In Easter season we rejoice to know that we are a people forgiven and deeply loved. For that reason, the general confession that we routinely say in our daily prayers at in Sunday services is optional. But it’s painfully evident that sin still abounds in our world, and one way that sin manifests itself is through the mischievous and offensive actions of those who send scam emails, hack into websites, and interrupt online gatherings through practices such as Zoom bombing. I can see why a criminal would send an email purporting to be from a clergy person and asking for money (that has happened several times, and I beg you to be extremely suspicious if you see such an email), but I am baffled by the Zoom bombing: what on earth does someone have to gain from interrupting a meeting or prayer service?
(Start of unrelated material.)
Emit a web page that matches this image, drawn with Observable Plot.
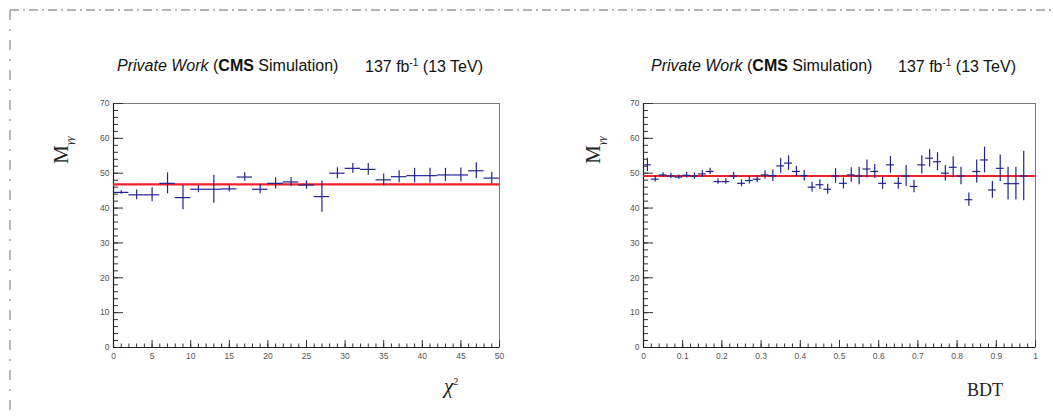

Sadly, St. Paul’s has been the target of Zoom bombing during one of our online prayer services. It was upsetting, offensive, and startling for everyone involved. We have had conversations among staff and lay leaders about how to reduce the chances of this happening again. As you all know, our mission statement is to Love Christ, Serve Others, and Welcome All. We perpetually walk a line between welcoming all comers and keeping our community safe. In normal times, when we can gather in person, it’s not unusual for people who are unable to behave appropriately to come to the cathedral. We have taken various measures to protect our people, including security cameras and guards and a corps of wonderful volunteer watchers, who help the ushers monitor those who seem unstable.


The Zoom bombing incident has made it necessary for us to implement procedures online mirroring what we do on the cathedral campus. While we don’t want to put anyone off attending a service or class, we are now using the Waiting Room feature on Zoom. The hosts of a Zoom meeting admit participants one by one, screening out any names that seem suspicious. We try to do this within a few moments so that you don’t have to wait long. We don’t want to screen out people who are visiting for the first time , so we can’t simply exclude unfamiliar names; however, it would be very helpful for us to know if you invite a family member or friend to join us so that we can immediately welcome them. Similarly, it’s helpful if you can ensure in advance that your Zoom identifier is your name. We are not using the feature that allows you to rename yourself during a meeting, because Zoom bombers sometimes take on the name of someone else in the meeting, to confuse us.


It is very challenging for the person leading a meeting or officiating at a service to also serve as the “virtual usher”, watching the screen for people in the waiting room or participants starting to act inappropriately. So I am asking you to consider volunteering to be a virtual usher, in order to free us to lead worship and teach with full concentration. Jeff is offering training for those who sign up for this ministry. Please let one of the clergy know if you are willing to help in this way.


We continue to learn new ways of offering church online: I am grateful to all of you for your patience and grace as we find our way in this new online world.